Outra coisa divertida foi que mesmo a paz entre Cabal e MC Marechal gerou uma treta: Sant se sentiu inspirado e fez uma (sagaz e pertinente) piada selando paz com L7nnon, acusado desde o início da carreira de ser um genérico do MC apadrinhado por Marechal. O L7 não levou a brincadeira na boa, e disse que “da onde ele vem” as coisas não são esquecidas assim. A questão é que ninguém sabe de onde L7nnon vem, e territórios em disputa no Rio de Janeiro não parecem ser uma questão importante para o autor de “Desenrola, bate, joga de ladinho”, diferentemente de Sant. Uma pena também ele não ter caneta para responder o Sant num nível que Cabal e MC Marechal fizeram. Os tuítes pelo menos foram hilários (e apagados, posteriormente).
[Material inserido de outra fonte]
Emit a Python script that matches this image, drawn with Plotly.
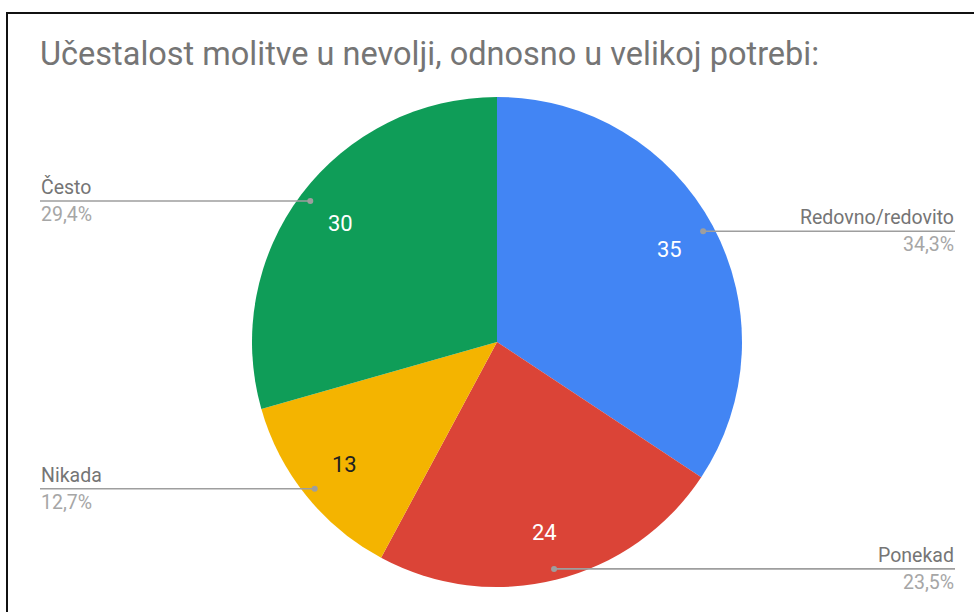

Ufa, o Dat Piff não morreu

No início desta semana, algumas notícias alarmantes começaram a se espalhar, alegando que a lendária plataforma de streaming de mixtape DatPiff havia fechado. Os usuários que visitaram o site na segunda-feira (13 de março) receberam uma página em branco ou uma mensagem de erro HTTP 404, o que significa que a página não foi encontrada. Rapidamente, fãs do site foram ao Twitter compartilhar sua tristeza em relação à situação, agradecendo ao site por seu serviço na divulgação da música por quase duas décadas.

Após a comoção, a equipe do DatPiff divulgou um comunicado esclarecendo o ocorrido.

Para a música feita na era da internet, o Dat Piff é o que provavelmente tem o arquivo mais importante dos últimos 10 a 15 anos — alguns tuiteiros o definiram como a “Biblioteca de Alexandria do rap”. Foi uma ponte entre a Blog Era e o streaming – além de um espaço para projetos que nunca verão a luz do dia nas plataformas digitais. Antes dos charts e playlists, todo artista gigante que estourou, pós-2010 principalmente (Wiz Khalifa, A$AP Rocky, Drake), esteve na primeira página de download lá. De La Soul conseguiu colocar seu trabalho no streaming, mas muitos discos tem samples pela metade, outras músicas foram removidas completamente. Ainda que o DatPiff permaneça vivo, a sua queda acende um alerta: o que acontecerá quando as plataformas digitais forem a única forma de consumir rap?